Honey Mustard Pretzel Chicken
4 cups hard pretzels (like sourdough), coarsely crushed
1/2 cup neutral tasting olive oil
1/2 cup Dijon mustard
1/3 cup honey (Iike clover or orange blossom)
1/4 cup bottled water
3 tablespoons red wine vinegar
coarse salt and fresh ground black pepper
1 + 1/2 pounds boneless chicken breasts
Preheat the oven to 400° F. Set a wire rack (like an oven-safe cookie rack) over a large rimmed baking sheet.
In a food processor pulse the pretzels until coarsely ground (small crumbs with some small pretzel pieces) then add them to a large, shallow bowl.
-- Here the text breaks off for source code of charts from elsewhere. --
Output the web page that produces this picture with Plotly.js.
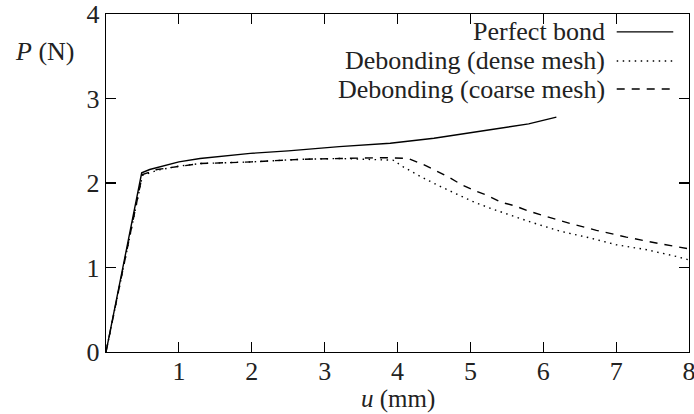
<!DOCTYPE html>
<html>
<head>
<meta charset="utf-8">
<script src="https://cdn.plot.ly/plotly-3.0.1.min.js"></script>
<style>html,body{margin:0;padding:0;background:#fff;}#chart{width:694px;height:414px;}</style>
</head>
<body>
<div id="chart"></div>
<script>
// Perfect bond (solid)
const perfectU = [0, 0.49, 0.6, 0.83, 1.0, 1.29, 1.6, 1.98, 2.5, 3.2, 3.9, 4.5, 5.27, 5.8, 6.18];
const perfectP = [0, 2.12, 2.16, 2.21, 2.25, 2.29, 2.32, 2.35, 2.38, 2.43, 2.47, 2.53, 2.63, 2.70, 2.78];
// Debonding (dense mesh), dotted
const denseU = [0, 0.5, 0.7, 1.0, 1.29, 2.0, 2.66, 3.2, 3.94, 4.08, 4.31, 4.56, 4.81, 5.06, 5.31, 5.57, 5.82, 6.23, 6.64, 7.0, 7.42, 7.83, 8.0];
const denseP = [0, 2.09, 2.15, 2.2, 2.23, 2.25, 2.28, 2.29, 2.27, 2.19, 2.08, 1.97, 1.87, 1.77, 1.69, 1.61, 1.54, 1.43, 1.35, 1.27, 1.21, 1.13, 1.09];
// Debonding (coarse mesh), dashed
const coarseU = [0, 0.5, 0.7, 1.0, 1.29, 2.0, 2.66, 3.2, 3.8, 4.15, 4.35, 4.54, 4.70, 4.88, 5.06, 5.24, 5.43, 5.61, 5.79, 5.98, 6.37, 6.73, 7.14, 7.55, 8.0];
const coarseP = [0, 2.1, 2.16, 2.2, 2.23, 2.25, 2.28, 2.29, 2.30, 2.29, 2.22, 2.14, 2.07, 1.98, 1.91, 1.85, 1.77, 1.73, 1.67, 1.62, 1.52, 1.44, 1.36, 1.29, 1.22];

const seriesNames = ['Perfect bond', 'Debonding (dense mesh)', 'Debonding (coarse mesh)'];
const xTicks = [1, 2, 3, 4, 5, 6, 7, 8];
const yTicks = [0, 1, 2, 3, 4];

const FONT = "'Liberation Serif', 'DejaVu Serif', serif";
const FS = 26;
const dashes = ['solid', '1.5px,4.5px', '8px,7px'];

const traces = [
  {x: perfectU, y: perfectP, mode: 'lines', line: {color: '#000', width: 1.4, dash: dashes[0]}, name: seriesNames[0]},
  {x: denseU, y: denseP, mode: 'lines', line: {color: '#000', width: 1.4, dash: dashes[1]}, name: seriesNames[1]},
  {x: coarseU, y: coarseP, mode: 'lines', line: {color: '#000', width: 1.4, dash: dashes[2]}, name: seriesNames[2]}
];

const legY = [0.947, 0.861, 0.778];
const annotations = [];
const shapes = [];
seriesNames.forEach((n, i) => {
  annotations.push({text: n, xref: 'paper', yref: 'paper', x: 0.859, y: legY[i], xanchor: 'right', yanchor: 'middle', showarrow: false, font: {family: FONT, size: FS, color: '#222'}});
  shapes.push({type: 'line', xref: 'paper', yref: 'paper', x0: 0.876, x1: 0.973, y0: legY[i], y1: legY[i], line: {color: '#000', width: 1.4, dash: dashes[i]}});
});
annotations.push({text: '<i>P</i> (N)', xref: 'paper', yref: 'paper', x: -0.105, y: 0.888, xanchor: 'center', yanchor: 'middle', showarrow: false, font: {family: FONT, size: FS, color: '#222'}});
annotations.push({text: '<i>u</i> (mm)', xref: 'x', yref: 'paper', x: 4, y: 0, xanchor: 'center', yanchor: 'bottom', yshift: -62, borderpad: 0, showarrow: false, font: {family: FONT, size: 25, color: '#222'}});

const axisCommon = {
  showgrid: false, zeroline: false, showline: true, linecolor: '#000', linewidth: 1.3,
  mirror: 'ticks', ticks: 'inside', ticklen: 10, tickwidth: 1.2, tickcolor: '#000',
  ticklabeloverflow: 'allow',
  tickfont: {family: FONT, size: FS, color: '#222'}, fixedrange: true
};

const layout = {
  width: 694, height: 414,
  margin: {l: 106, r: 5, t: 14, b: 62},
  paper_bgcolor: '#fff', plot_bgcolor: '#fff',
  showlegend: false,
  xaxis: Object.assign({}, axisCommon, {range: [0, 8], tickvals: xTicks, ticktext: xTicks.map(String), ticklabelstandoff: -5}),
  yaxis: Object.assign({}, axisCommon, {range: [0, 4], tickvals: yTicks, ticktext: yTicks.map(String)}),
  annotations: annotations,
  shapes: shapes
};

Plotly.newPlot('chart', traces, layout, {displayModeBar: false, staticPlot: true});
</script>
</body>
</html>
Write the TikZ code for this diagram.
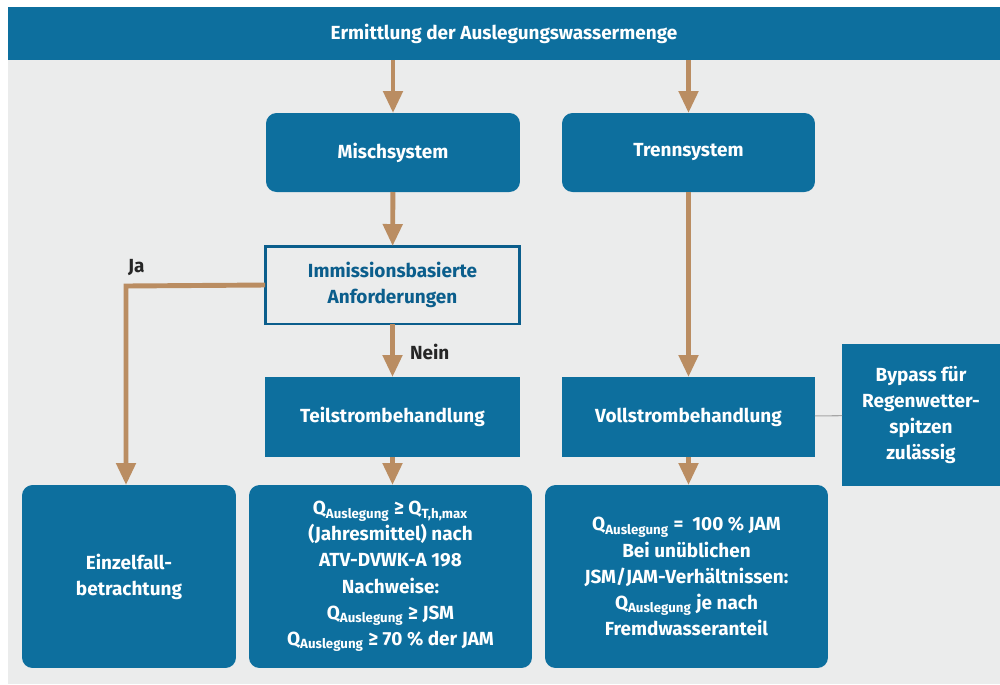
\documentclass[tikz,border=0pt]{standalone}
\usepackage{fontspec}
\setmainfont{Fira Sans}
\usetikzlibrary{arrows.meta}
\definecolor{blau}{HTML}{0D6F9E}
\definecolor{grau}{HTML}{EBECEC}
\definecolor{braun}{HTML}{BA8D62}
\definecolor{dunkel}{HTML}{0B5E8C}

\begin{document}
\begin{tikzpicture}[x=0.02cm, y=-0.02cm,
    every node/.style={font=\bfseries\fontsize{10.8}{14.9}\selectfont, align=center, inner sep=0pt, outer sep=0pt},
    kasten/.style={fill=blau, text=white, minimum width=#1, minimum height=1.6cm},
    rundkasten/.style={kasten=#1, rounded corners=6pt},
    pfeil/.style={draw=braun, line width=2.8pt, -{Triangle[length=0.44cm,width=0.38cm]}}]
    \fill[white] (0,0) rectangle (1000,684);
    \fill[grau] (8,7) rectangle (1000,684);
    \node[kasten=19.84cm, minimum height=1.06cm] (titel) at (504,33.5) {Ermittlung der Auslegungswassermenge};
    \node[rundkasten=5.08cm, minimum height=1.58cm] (misch) at (393,152.5) {Mischsystem};
    \node[rundkasten=5.06cm, minimum height=1.58cm] (trenn) at (688.5,152.5) {Trennsystem};
    \node[draw=dunkel, line width=1.7pt, fill=grau, text=dunkel, minimum width=5.1cm, minimum height=1.56cm] (immi) at (392.5,285) {Immissionsbasierte\\Anforderungen};
    \node[kasten=5.1cm] (teil) at (392.5,417) {Teilstrombehandlung};
    \node[kasten=5.06cm] (voll) at (688.5,417) {Vollstrombehandlung};
    \node[kasten=3.16cm, minimum height=2.84cm] (bypass) at (921,415) {Bypass für\\Regenwetter-\\spitzen\\zulässig};
    \node[rundkasten=4.28cm, minimum height=3.66cm] (einzel) at (129,576.5) {Einzelfall-\\betrachtung};
    \node[rundkasten=5.66cm, minimum height=3.66cm] (teilq) at (390.5,576.5) {Q\textsubscript{Auslegung} ≥ Q\textsubscript{T,h,max}\\(Jahresmittel) nach\\ATV-DVWK-A 198\\Nachweise:\\Q\textsubscript{Auslegung} ≥ JSM\\Q\textsubscript{Auslegung} ≥ 70 \% der JAM};
    \node[rundkasten=5.66cm, minimum height=3.66cm] (vollq) at (686.5,576.5) {Q\textsubscript{Auslegung} =~ 100 \% JAM\\Bei unüblichen\\JSM/JAM-Verhältnissen:\\Q\textsubscript{Auslegung} je nach\\Fremdwasseranteil};
    \coordinate (knick) at (126,286);
    \node[text=black!85, anchor=south west] (ja) at (128,276) {Ja};
    \node[text=black!85, anchor=west] (nein) at (410,352) {Nein};
    \draw[pfeil] (titel.south -| misch.north) -- (misch.north);
    \draw[pfeil] (titel.south -| trenn.north) -- (trenn.north);
    \draw[pfeil] (misch) -- (immi);
    \draw[pfeil] (immi) -- (teil);
    \draw[pfeil] (immi.west) -- (knick) -- (knick |- einzel.north);
    \draw[pfeil] (trenn) -- (voll);
    \draw[pfeil] (teil.south) -- (teil.south |- teilq.north);
    \draw[pfeil] (voll.south) -- (voll.south |- vollq.north);
    \draw[black!35, line width=0.6pt] (voll) -- (bypass);
\end{tikzpicture}
\end{document}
Wipe the crumbs out of the food processor.
Add the oil, mustard, honey, water and vinegar to the food processor and pulse until smooth.
Season with salt and pepper. Taste and adjust the flavor to suit your own tastes by adding more mustard or honey.
Pour half of the dressing into a large shallow bowl and add the chicken breasts. Turn to coat them evenly then dredge them in the pretzel crumbs using your hand to pat them on if needed.
Set them on the wire rack and bake 20 - 25 minutes or until cooked through (internal temperature 165 - 174 degrees F.).
Let the chicken sit 5 minutes before serving with the remaining honey mustard dressing.